Coluna: História de um nihonjin no Brasil, por Mario Jun Okuhara (18)

Em 1983, a emissora NHK lançou Oshin, uma novela que alcançou estrondoso sucesso em mais de 60 países. No Brasil, foi exibida em blocos semanais no programa Imagens do Japão, pela TV Gazeta, durante dois anos. O drama acompanha a protagonista diante de uma importante decisão empresarial e familiar, que a faz revisitar sua trajetória. Oshin Tanokura recorda as dificuldades do passado acompanhada do neto Kei. A narrativa da tradição oral — a avó transmitindo sua história ao neto — emocionou milhões de espectadores no mundo inteiro.
Quarenta e dois anos depois, o longa "Eu e Meu Avô Nihonjin", inspirado no livro "Nihonjin" de Oscar Nakazato, recorre à mesma fórmula: a força da memória transmitida entre gerações. Assim como Oshin partilha sua trajetória com Kei, Hideo Inabata desenterra lembranças para que o neto Noboru possa apresentá-las em um trabalho escolar. No centro da narrativa está a herança familiar que se conecta à história coletiva. Mas, no caso japonês, essa transmissão oral ilumina episódios de xenofobia, invisibilidade e repressão. O avô Hideo foi preso por ter sido professor de língua japonesa e impedido de educar os filhos de imigrantes durante o Estado Novo (1937–1945).
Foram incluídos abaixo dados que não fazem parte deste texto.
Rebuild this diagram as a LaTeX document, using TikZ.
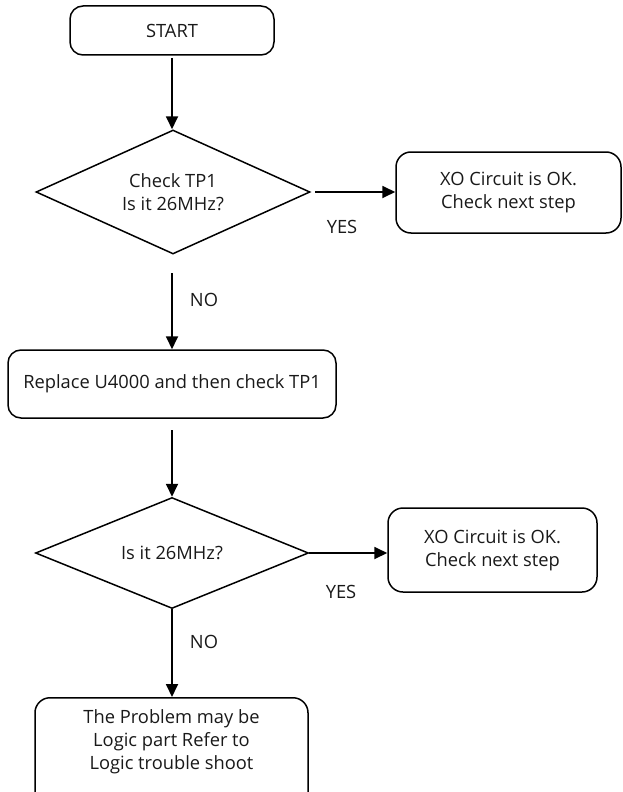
\documentclass[tikz,border=0pt]{standalone}
\usepackage{fontspec}
\setmainfont{Open Sans}
\usetikzlibrary{shapes.geometric,arrows.meta}
\begin{document}
\begin{tikzpicture}[x=1pt,y=-1pt,
  every node/.style={font=\fontsize{18.3}{23}\selectfont, text=black!90},
  term/.style={draw, line width=1.5pt, rounded corners=13pt, align=center, inner sep=0pt},
  decision/.style={draw, line width=1.5pt, shape=diamond, inner sep=0pt, align=center},
  arr/.style={line width=1.8pt, -{Triangle[length=13pt,width=12pt]}},
  lbl/.style={inner sep=0pt}]
\useasboundingbox (0,0) rectangle (623,792);
\clip (0,0) rectangle (623,792);
\node[term, minimum width=204pt, minimum height=49pt] (start) at (172,30.5) {START};
\node[decision, minimum width=274pt, minimum height=124pt, aspect=2.2] (d1) at (173,192) {Check TP1\\Is it 26MHz?};
\node[term, rounded corners=15pt, minimum width=225pt, minimum height=81pt] (ok1) at (508.5,192.5) {XO Circuit is OK.\\Check next step};
\node[term, minimum width=328pt, minimum height=68pt] (rep) at (172,384) {Replace U4000 and then check TP1};
\node[decision, minimum width=273pt, minimum height=111pt, aspect=2.46] (d2) at (172,553) {Is it 26MHz?};
\node[term, rounded corners=15pt, minimum width=209pt, minimum height=84pt] (ok2) at (492.5,550) {XO Circuit is OK.\\Check next step};
\node[term, rounded corners=15pt, minimum width=273pt, minimum height=120pt, anchor=north] (fin) at (171.5,697) {};
\node[align=center, anchor=north, inner sep=0pt] (fintext) at (171.5,709) {The Problem may be\\Logic part Refer to\\Logic trouble shoot};
\coordinate (a1s) at (172,58);
\coordinate (a2s) at (315,192);
\coordinate (a3s) at (172,273);
\coordinate (a4s) at (172,430);
\draw[arr] (a1s) -- (a1s |- d1.north);
\draw[arr] (a2s) -- (a2s -| ok1.west);
\draw[arr] (a3s) -- (a3s |- rep.north);
\draw[arr] (a4s) -- (a4s |- d2.north);
\draw[arr] (d2.east) -- (d2.east -| ok2.west);
\draw[arr] (d2.south) -- (d2.south |- fin.north);
\node[lbl] (yes1) at (342,227) {YES};
\node[lbl] (no1) at (204,300) {NO};
\node[lbl] (yes2) at (341,592) {YES};
\node[lbl] (no2) at (204,642) {NO};
\end{tikzpicture}
\end{document}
Dirigido e roteirizado por Celia Catunda — conhecida pela famosa série Peixonauta (2009) —, o longa-metragem trata com sensibilidade de temas caros à comunidade nipo-brasileira: exploração do trabalho no campo, perseguição política, racismo e estereótipos. A feliz escolha do formato em animação confere suavidade ao tratar de assuntos que incomodam os descendentes de japoneses até hoje.
“Quando a gente fala de Brasil, nessa mistura de raças, nunca incluem os orientais que fazem parte. Tanto que os descendentes de japoneses sempre são tratados como se não fossem tão brasileiros. A gente vê a pessoa negra e a branca como símbolos, mas o descendente de orientais é também um símbolo do brasileiro e pode enriquecer esse visual que a gente chama de povo brasileiro” — afirma a diretora.
De forma inédita, "Eu e Meu Avô Nihonjin" retira os imigrantes japoneses e seus descendentes da invisibilidade e os valoriza como parte integrante da História do Brasil. Mais do que um registro, o filme é um instrumento de educação que transcende raça, classe social ou credo. No enredo, o neto descendente de japoneses é amigo de um menino negro e de uma colega branca, descendente de portugueses. A mensagem emociona por sublinhar a importância da amizade pura das crianças e do enriquecimento cultural no convívio escolar.
Além disso, "Eu e Meu Avô Nihonjin" reafirma o poder da memória familiar como espelho da identidade coletiva e mostra que a história da imigração japonesa não é um caso de sucesso, mas sim, de superação das famílias. A família Inabata retratada no filme me fez lembrar de muita gente, de lugares que não existem mais, e de momentos que guardarei para sempre.
Batyan, Tio Atyan, Tia Nessan, Tio Uesugui, Tia Tereza, Tio Paulo, Tia Maria, Tia Minas, Tio Tamaki-san, Tia Gorda.
Meus primos Dinho, Yoshiaki, Takashi, Mayumi, Marcelo, Sumityan, Mauricio, Eliane, Keiti e Shinobu.
Papai e mamãe.
E, claro, as lembranças dos churrascos de fim de semana, do cheiro do makizushi na cozinha da Tia Nessan, da batyan preparando os enfeites do Tanabata Matsuri até de madrugada, da estadia no Hotel Miami do Sul em Itanhaém… Foi uma família linda e divertida.
"Eu e Meu Avô Nihonjin" é a história de muitas famílias nipo-brasileiras dos anos 1980 e traz à tona o debate sobre a identidade racial vivida pelas segundas e terceiras gerações daquela época. Hoje, tudo ficou mais claro: nipo-brasileiros não são japoneses. São brasileiros natos que descendem de imigrantes — e com muito orgulho.